Highlights & Insights

  • Using a panorama as an intermediate representation is an excellent design choice—it naturally addresses the global consistency issue of 360° scenes while enabling GPT-4V's quality evaluation (prior methods without a global 2D representation could not perform such evaluations).
  • The entire pipeline enables "one-click" 3D scene generation in about 7 minutes, offering a user experience significantly superior to SDS-based methods that require laborious parameter tuning.
  • Formulating the affine ambiguity of monocular depth as a learnable geometric field optimization is a highly practical and elegant solution.

Limitations & Future Work

  • The generation resolution is limited by the default resolution of the pre-trained panoramic diffusion model (\(512 \times 1024\)).
  • Future work can explore higher-resolution generation and extension to 4D dynamic scenes.
  • The geometric accuracy of the scene remains bounded by the quality of monocular depth estimation.
  • vs.

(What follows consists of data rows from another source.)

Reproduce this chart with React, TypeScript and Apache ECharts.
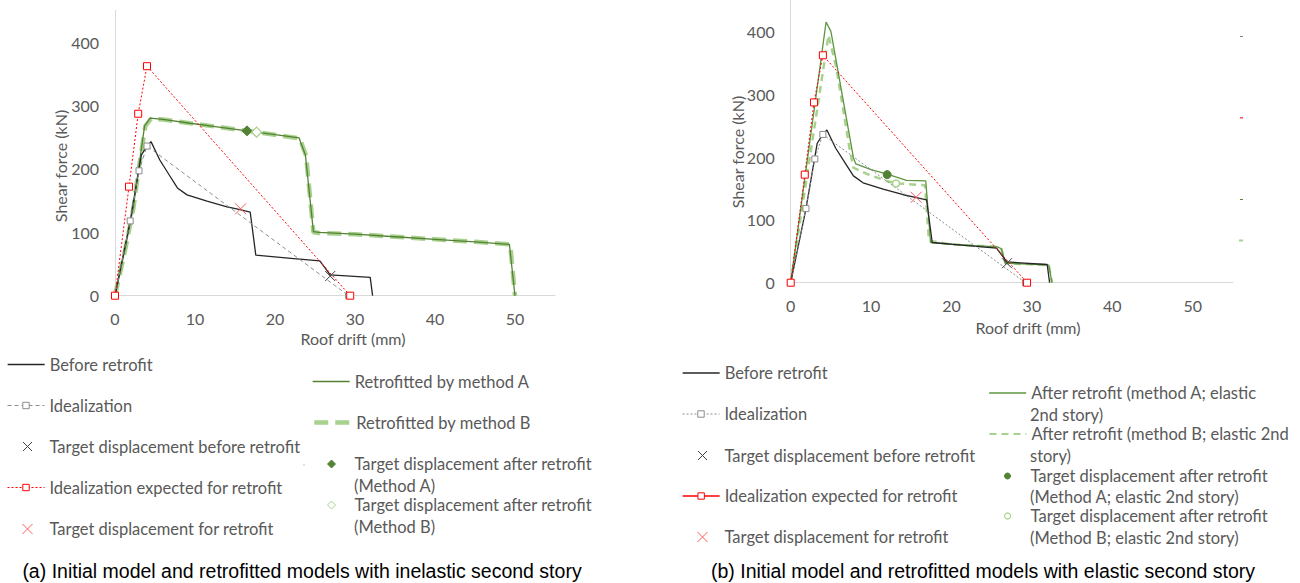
import React, { useEffect, useRef } from 'react';
import * as echarts from 'echarts';

// ---------- data (roof drift mm, shear force kN) ----------
const beforeRetrofit: number[][] = [[0, 0], [1.9, 118], [3.3, 222], [3.9, 234], [4.5, 243], [5.6, 214], [6.9, 188], [7.8, 170], [9.0, 159], [11.5, 149], [14.0, 140], [15.5, 136], [16.9, 132], [17.6, 64], [22.0, 59], [25.6, 55], [26.9, 33], [31.9, 29], [32.2, 0]];
const idealization: number[][] = [[0, 0], [1.9, 118], [3.0, 197], [4.0, 236], [29.2, 0]];
const targetBefore: number[][] = [[26.9, 31]];
const idealizationExpected: number[][] = [[0, 0], [1.75, 172], [2.9, 287], [4.0, 362], [29.4, 0]];
const targetForRetrofitInelastic: number[][] = [[15.7, 137]];
const retrofitMethodA: number[][] = [[0, 0], [1.2, 70], [2.3, 140], [3.0, 205], [3.7, 268], [4.4, 280], [6.0, 278], [9.4, 272], [13.0, 266], [16.5, 260], [20.0, 254], [23.0, 249], [23.8, 222], [24.8, 101], [25.5, 100], [30.0, 97], [35.0, 93], [40.0, 89], [45.0, 85], [49.3, 81], [50.0, 0]];
const retrofitMethodB: number[][] = [[0, 0], [1.2, 68], [2.3, 138], [3.0, 203], [3.8, 268], [4.5, 279], [6.0, 278], [9.4, 272], [13.0, 266], [16.5, 260], [20.0, 254], [23.1, 248], [23.9, 220], [24.8, 100], [25.5, 99], [30.0, 97], [35.0, 93], [40.0, 89], [45.0, 85], [49.4, 81], [50.0, 0]];
const targetAfterMethodA: number[][] = [[16.5, 260]];
const targetAfterMethodB: number[][] = [[17.7, 258]];

const elasticMethodA: number[][] = [[0, 0], [4.4, 415], [5.0, 400], [7.8, 199], [8.1, 189], [10.0, 180], [12.0, 173], [14.4, 163], [16.8, 162], [17.4, 64], [20.0, 61], [25.7, 57], [26.2, 54], [26.7, 31], [32.1, 28], [32.5, 0]];
const elasticMethodB: number[][] = [[0, 0], [4.7, 394], [5.7, 341], [7.3, 215], [7.8, 183], [9.5, 173], [11.9, 162], [13.4, 158], [16.7, 155], [17.2, 67], [20.0, 61], [25.7, 57], [26.2, 54], [26.7, 31], [32.1, 28], [32.5, 0]];
const targetAfterElasticA: number[][] = [[12.0, 172]];
const targetAfterElasticB: number[][] = [[13.1, 158]];
const targetForRetrofitElastic: number[][] = [[15.6, 136]];

const captionA = '(a) Initial model and retrofitted models with inelastic second story';
const captionB = '(b) Initial model and retrofitted models with elastic second story';
const yAxisName = 'Shear force (kN)';
const xAxisName = 'Roof drift (mm)';

// ---------- styles ----------
const X_PATH = 'path://M0,0L10,10M10,0L0,10';
const FONT = 'Lato';
const FS = 16.5;
const TXT = '#595959';
const BLACK = '#262626';
const GRAY = '#8C8C8C';
const RED = '#FF0000';
const LRED = '#FF5B5B';
const DGREEN = '#548235';
const MGREEN = '#5E9440';
const LGREEN = '#A9D18E';

function lineSeries(name: string, data: number[][], idx: number, color: string, width: number, type: any) {
  return {
    type: 'line', name, data, xAxisIndex: idx, yAxisIndex: idx,
    symbol: 'none', showSymbol: false,
    lineStyle: { color, width, type },
    itemStyle: { color: 'transparent', borderWidth: 0 },
    emphasis: { disabled: true },
    z: 2,
  };
}
function squareLine(name: string, data: number[][], idx: number, color: string, type: any, size: number) {
  return {
    type: 'line', name, data, xAxisIndex: idx, yAxisIndex: idx,
    symbol: 'rect', symbolSize: size, showSymbol: true, showAllSymbol: true,
    lineStyle: { color, width: 1, type },
    itemStyle: { color: '#ffffff', borderColor: color, borderWidth: 1 },
    emphasis: { disabled: true },
    z: 4,
  };
}
function marker(name: string, data: number[][], idx: number, symbol: string, size: number, fill: string, stroke: string, bw: number) {
  return {
    type: 'scatter', name, data, xAxisIndex: idx, yAxisIndex: idx,
    symbol, symbolSize: size, symbolKeepAspect: true,
    itemStyle: { color: fill, borderColor: stroke, borderWidth: bw, opacity: 1 },
    emphasis: { disabled: true },
    z: 6,
  };
}

const legendText = { fontFamily: FONT, fontSize: FS, color: TXT, lineHeight: 20 };
function legendItem(name: string, label: string, left: number, cy: number, opt: any = {}) {
  return {
    show: true, left, top: cy - 10, padding: 0, orient: 'horizontal',
    data: [name], itemWidth: 37, itemHeight: 8, itemGap: 0,
    selectedMode: false, formatter: () => label,
    textStyle: legendText,
    itemStyle: { borderWidth: opt.bw ?? 1 },
    lineStyle: { width: opt.lw ?? 1, ...(opt.ltype ? { type: opt.ltype } : {}) },
  };
}
// legend entry for a marker-only series: icon centred at cx, text starting at textX
function legendMarker(name: string, label: string, cx: number, cy: number, textX: number, size: number, bw: number) {
  const left = cx - size / 2;
  const pad = Math.max(0, textX - (left + size + 5));
  return {
    show: true, left, top: cy - 10, padding: 0, orient: 'horizontal',
    data: [name], itemWidth: size, itemHeight: size, itemGap: 0,
    selectedMode: false, formatter: () => label,
    textStyle: { ...legendText, padding: [0, 0, 0, pad] },
    itemStyle: { borderWidth: bw },
  };
}
function secondLine(text: string, x: number, y: number) {
  return { type: 'text', x, y, style: { text, fill: TXT, font: `${FS}px ${FONT}`, textAlign: 'left', textVerticalAlign: 'middle' } };
}

function axisPair(gridIndex: number) {
  return {
    x: {
      type: 'value', gridIndex, min: 0, max: 55, interval: 10,
      axisLine: { show: true, lineStyle: { color: '#D9D9D9', width: 1 } },
      axisTick: { show: false }, splitLine: { show: false },
      axisLabel: { color: TXT, fontFamily: FONT, fontSize: 16, margin: 15, showMaxLabel: false },
    },
    y: {
      type: 'value', gridIndex, min: 0, max: 450, interval: 100,
      axisLine: { show: true, lineStyle: { color: '#D9D9D9', width: 1 } },
      axisTick: { show: false }, splitLine: { show: false },
      axisLabel: { color: TXT, fontFamily: FONT, fontSize: 16, margin: 16, showMaxLabel: false },
    },
  };
}

export default function App() {
  const ref = useRef<HTMLDivElement>(null);
  useEffect(() => {
    if (!ref.current) return;
    const chart = echarts.init(ref.current, undefined, { renderer: 'svg' });
    const a = axisPair(0);
    const b = axisPair(1);
    const B = ' [b]';
    const option: any = {
      animation: false,
      backgroundColor: '#ffffff',
      grid: [
        { left: 115, top: 10.4, width: 440, height: 285.3 },
        { left: 790.7, top: -2.3, width: 442.2, height: 285 },
      ],
      xAxis: [a.x, b.x],
      yAxis: [a.y, b.y],
      series: [
        // (a) inelastic second story
        lineSeries('Retrofitted by method B', retrofitMethodB, 0, LGREEN, 4.5, [14, 7]),
        lineSeries('Retrofitted by method A', retrofitMethodA, 0, DGREEN, 1.3, 'solid'),
        lineSeries('Before retrofit', beforeRetrofit, 0, BLACK, 1.3, 'solid'),
        squareLine('Idealization', idealization, 0, GRAY, [4, 3], 6),
        squareLine('Idealization expected for retrofit', idealizationExpected, 0, RED, [2, 2], 7),
        marker('Target displacement before retrofit', targetBefore, 0, X_PATH, 10, '#404040', '#404040', 1),
        marker('Target displacement for retrofit', targetForRetrofitInelastic, 0, X_PATH, 11, LRED, LRED, 1),
        marker('Target displacement after retrofit (Method A)', targetAfterMethodA, 0, 'diamond', 10, DGREEN, DGREEN, 1),
        marker('Target displacement after retrofit (Method B)', targetAfterMethodB, 0, 'diamond', 10, '#ffffff', LGREEN, 1.3),
        // (b) elastic second story
        lineSeries('After retrofit (method B; elastic 2nd story)', elasticMethodB, 1, LGREEN, 2.5, [7, 5]),
        lineSeries('After retrofit (method A; elastic 2nd story)', elasticMethodA, 1, MGREEN, 1.3, 'solid'),
        lineSeries('Before retrofit' + B, beforeRetrofit, 1, BLACK, 1.3, 'solid'),
        squareLine('Idealization' + B, idealization, 1, GRAY, [2, 2], 6),
        squareLine('Idealization expected for retrofit' + B, idealizationExpected, 1, RED, [2, 2], 7),
        marker('Target displacement before retrofit' + B, targetBefore, 1, X_PATH, 10, '#404040', '#404040', 1),
        marker('Target displacement for retrofit' + B, targetForRetrofitElastic, 1, X_PATH, 11, LRED, LRED, 1),
        marker('Target displacement after retrofit (Method A; elastic 2nd story)', targetAfterElasticA, 1, 'circle', 8, DGREEN, DGREEN, 1),
        marker('Target displacement after retrofit (Method B; elastic 2nd story)', targetAfterElasticB, 1, 'circle', 7, '#ffffff', LGREEN, 1.5),
      ],
      legend: [
        legendItem('Before retrofit', 'Before retrofit', 7, 364.5, { lw: 1.3 }),
        legendItem('Idealization', 'Idealization', 7, 405.5),
        legendMarker('Target displacement before retrofit', 'Target displacement before retrofit', 27, 446.5, 49, 9, 1),
        legendItem('Idealization expected for retrofit', 'Idealization expected for retrofit', 7, 487.5),
        legendMarker('Target displacement for retrofit', 'Target displacement for retrofit', 27, 529, 49, 10, 1),
        legendItem('Retrofitted by method A', 'Retrofitted by method A', 312, 381.5, { lw: 1.3 }),
        legendItem('Retrofitted by method B', 'Retrofitted by method B', 312, 422.5, { lw: 4.5 }),
        legendMarker('Target displacement after retrofit (Method A)', 'Target displacement after retrofit', 331, 464, 354, 8, 1),
        legendMarker('Target displacement after retrofit (Method B)', 'Target displacement after retrofit', 331, 505, 354, 8, 1),

        legendItem('Before retrofit' + B, 'Before retrofit', 682, 373, { lw: 1.3 }),
        legendItem('Idealization' + B, 'Idealization', 682, 414),
        legendMarker('Target displacement before retrofit' + B, 'Target displacement before retrofit', 702, 455.5, 724, 9, 1),
        legendItem('Idealization expected for retrofit' + B, 'Idealization expected for retrofit', 682, 496, { ltype: 'solid', lw: 1.3 }),
        legendMarker('Target displacement for retrofit' + B, 'Target displacement for retrofit', 702, 537, 724, 10, 1),
        legendItem('After retrofit (method A; elastic 2nd story)', 'After retrofit (method A; elastic', 988.5, 393, { lw: 1.3 }),
        legendItem('After retrofit (method B; elastic 2nd story)', 'After retrofit (method B; elastic 2nd', 988.5, 434, { lw: 2 }),
        legendMarker('Target displacement after retrofit (Method A; elastic 2nd story)', 'Target displacement after retrofit', 1007, 476, 1030, 6, 1),
        legendMarker('Target displacement after retrofit (Method B; elastic 2nd story)', 'Target displacement after retrofit', 1007, 516, 1030, 6, 1.2),
      ],
      graphic: [
        { type: 'text', x: 60, y: 166, rotation: Math.PI / 2, style: { text: yAxisName, fill: TXT, font: `16px ${FONT}`, textAlign: 'center', textVerticalAlign: 'middle' } },
        { type: 'text', x: 737, y: 152, rotation: Math.PI / 2, style: { text: yAxisName, fill: TXT, font: `16px ${FONT}`, textAlign: 'center', textVerticalAlign: 'middle' } },
        { type: 'text', x: 353, y: 338, style: { text: xAxisName, fill: TXT, font: `16px ${FONT}`, textAlign: 'center', textVerticalAlign: 'middle' } },
        { type: 'text', x: 1028, y: 327, style: { text: xAxisName, fill: TXT, font: `16px ${FONT}`, textAlign: 'center', textVerticalAlign: 'middle' } },
        { type: 'text', x: 302, y: 571, style: { text: captionA, fill: '#000000', font: `19.5px "Liberation Sans"`, textAlign: 'center', textVerticalAlign: 'middle' } },
        { type: 'text', x: 983, y: 571, style: { text: captionB, fill: '#000000', font: `19.5px "Liberation Sans"`, textAlign: 'center', textVerticalAlign: 'middle' } },
        secondLine('(Method A)', 354, 485.5),
        secondLine('(Method B)', 354, 526.5),
        secondLine('2nd story)', 1030, 414.5),
        secondLine('story)', 1030, 455.5),
        secondLine('(Method A; elastic 2nd story)', 1030, 497),
        secondLine('(Method B; elastic 2nd story)', 1030, 537.5),
        { type: 'rect', shape: { x: 1240, y: 36, width: 3, height: 1 }, style: { fill: '#7F7F7F' } },
        { type: 'rect', shape: { x: 1240, y: 117, width: 3, height: 1.5 }, style: { fill: '#FF5050' } },
        { type: 'rect', shape: { x: 1240, y: 199, width: 3, height: 1 }, style: { fill: DGREEN } },
        { type: 'rect', shape: { x: 1239, y: 239.5, width: 4, height: 2 }, style: { fill: LGREEN } },
        { type: 'rect', shape: { x: 303, y: 464.5, width: 2, height: 1 }, style: { fill: '#BFBFBF' } },
      ],
    };
    chart.setOption(option);
    return () => chart.dispose();
  }, []);
  return <div ref={ref} style={{ position: 'absolute', left: 0, top: 0, width: 1300, height: 583, background: '#fff' }} />;
}
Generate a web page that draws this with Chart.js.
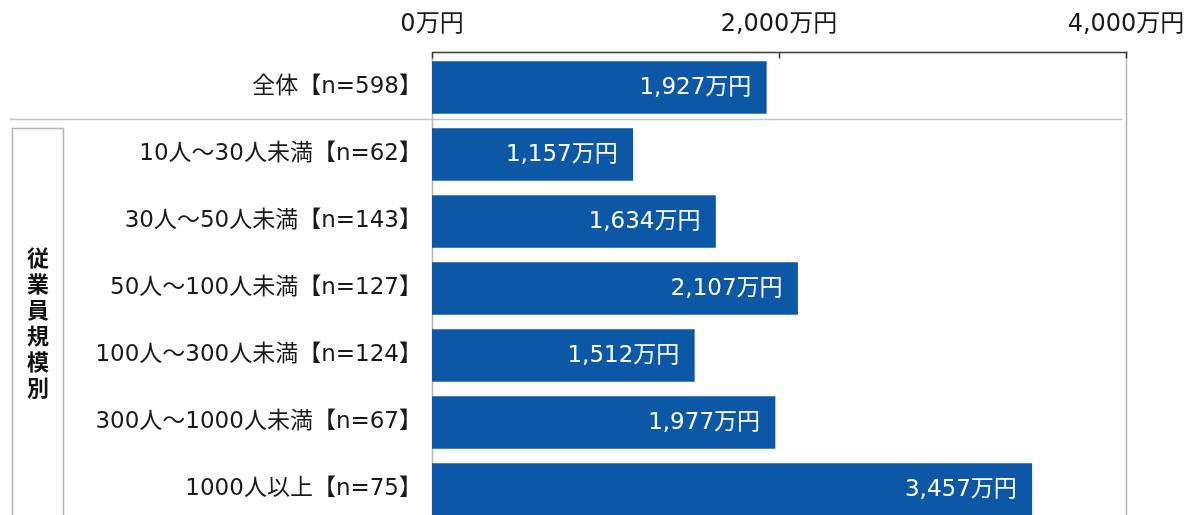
<!DOCTYPE html>
<html lang="ja">
<head>
<meta charset="utf-8">
<title>従業員規模別</title>
<script src="https://cdn.jsdelivr.net/npm/chart.js@4"></script>
<style>
  html, body { margin: 0; padding: 0; background: #fff; overflow: hidden; }
  #wrap { width: 1189px; height: 525px; }
</style>
</head>
<body>
<div id="wrap"><canvas id="grafico" width="1189" height="525"></canvas></div>
<script>
// categorias y valores (万円)
const categorias = [
    '全体【n=598】',
    '10人～30人未満【n=62】',
    '30人～50人未満【n=143】',
    '50人～100人未満【n=127】',
    '100人～300人未満【n=124】',
    '300人～1000人未満【n=67】',
    '1000人以上【n=75】'
]
const valores = [1927, 1157, 1634, 2107, 1512, 1977, 3457]
const ticks_x = [0, 2000, 4000]
const grupo = '従業員規模別'

const FUENTE = '"DejaVu Sans", "Noto Sans CJK JP", sans-serif'
const AZUL = '#0c57a6'

function formato(v) {
    return v.toLocaleString('en-US') + '万円'
}

// marco, separador, caja lateral y etiquetas de valor
const decoracion = {
    id: 'decoracion',
    beforeDatasetsDraw(chart) {
        const ctx = chart.ctx
        const area = chart.chartArea
        const x = chart.scales.x
        const y = chart.scales.y
        const top = area.top - 1.5
        const x0 = Math.round(x.getPixelForValue(0)) + 0.5
        const x1 = Math.round(x.getPixelForValue(4000)) + 0.5
        ctx.save()
        // lineas laterales grises
        ctx.strokeStyle = '#b4b4b4'
        ctx.lineWidth = 1.5
        ctx.beginPath()
        ctx.moveTo(x0, top)
        ctx.lineTo(x0, chart.height)
        ctx.moveTo(x1, top)
        ctx.lineTo(x1, chart.height)
        ctx.stroke()
        // separador entre total y el resto
        const sep = Math.round((y.getPixelForValue(0) + y.getPixelForValue(1)) / 2) - 1.5
        ctx.strokeStyle = '#c4c4c4'
        ctx.beginPath()
        ctx.moveTo(10, sep)
        ctx.lineTo(x1 - 4, sep)
        ctx.stroke()
        // caja con el texto vertical
        const cajaTop = sep + 9
        ctx.strokeStyle = '#b4b4b4'
        ctx.strokeRect(12.5, cajaTop, 51, chart.height)
        ctx.fillStyle = '#111'
        ctx.font = 'bold 22px "Noto Sans CJK JP", sans-serif'
        ctx.textAlign = 'center'
        ctx.textBaseline = 'middle'
        const chars = Array.from(grupo)
        const paso = 26
        const centro = 323
        chars.forEach((c, i) => {
            ctx.fillText(c, 38, centro + (i - (chars.length - 1) / 2) * paso)
        })
        // eje superior con marcas hacia abajo
        ctx.strokeStyle = '#3a3a3a'
        ctx.beginPath()
        ctx.moveTo(x0 - 0.5, top)
        ctx.lineTo(x1 + 1, top)
        for (const t of ticks_x) {
            const px = Math.round(x.getPixelForValue(t)) + 0.5
            ctx.moveTo(px, top)
            ctx.lineTo(px, top + 6)
        }
        ctx.stroke()
        ctx.restore()
    },
    afterDatasetsDraw(chart) {
        const ctx = chart.ctx
        const meta = chart.getDatasetMeta(0)
        ctx.save()
        ctx.fillStyle = '#fff'
        ctx.font = '23px ' + FUENTE
        ctx.textAlign = 'right'
        ctx.textBaseline = 'middle'
        meta.data.forEach((bar, i) => {
            ctx.fillText(formato(valores[i]), bar.x - 15, bar.y + 1)
        })
        ctx.restore()
    }
}

new Chart(document.getElementById('grafico'), {
    type: 'bar',
    data: {
        labels: categorias,
        datasets: [{
            data: valores,
            backgroundColor: AZUL,
            barThickness: 52
        }]
    },
    options: {
        indexAxis: 'y',
        responsive: false,
        animation: false,
        layout: { padding: { left: 0, right: 63, top: 0, bottom: 2 } },
        plugins: {
            legend: { display: false },
            tooltip: { enabled: false }
        },
        scales: {
            x: {
                position: 'top',
                min: 0,
                max: 4000,
                afterBuildTicks(scale) {
                    scale.ticks = ticks_x.map(v => ({ value: v }))
                },
                afterFit(scale) {
                    scale.height = 54
                    scale.paddingLeft = 0
                    scale.paddingRight = 0
                },
                grid: { display: false, drawTicks: false },
                border: { display: false },
                ticks: {
                    padding: 15,
                    color: '#1a1a1a',
                    font: { family: FUENTE, size: 24 },
                    callback: v => formato(v)
                }
            },
            y: {
                afterFit(scale) {
                    scale.width = 432
                    scale.paddingTop = 0
                    scale.paddingBottom = 0
                },
                grid: { display: false, drawTicks: false },
                border: { display: false },
                ticks: {
                    padding: 10,
                    color: '#1a1a1a',
                    font: { family: FUENTE, size: 23 }
                }
            }
        }
    },
    plugins: [decoracion]
})
</script>
</body>
</html>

LucidDreamer: LucidDreamer extends views via progressive inpainting but cannot guarantee 360° global consistency. DreamScene360 solves this fundamental issue through the panoramic intermediate representation.
  • vs. DreamFusion: DreamFusion utilizes SDS distillation, which makes generation slow and low quality. DreamScene360 avoids this time-consuming score distillation process.
  • vs. Text2Room: Text2Room uses a mesh representation to progressively construct indoor scenes, whereas DreamScene360 supports unconstrained both indoor and outdoor scenes.

Rating

  • Novelty: ⭐⭐⭐⭐ The design of using a panorama as an intermediate representation + GPT-4V self-refinement is simple yet effective.
  • Experimental Thoroughness: ⭐⭐⭐ Only compared with LucidDreamer; lacks more baselines and quantitative ablation.
  • Writing Quality: ⭐⭐⭐⭐ Clear structure, well-explained motivation, high-quality illustrations.
  • Value: ⭐⭐⭐⭐ Provides a practical end-to-end solution for 360° scene generation, indicating clear industrial application value.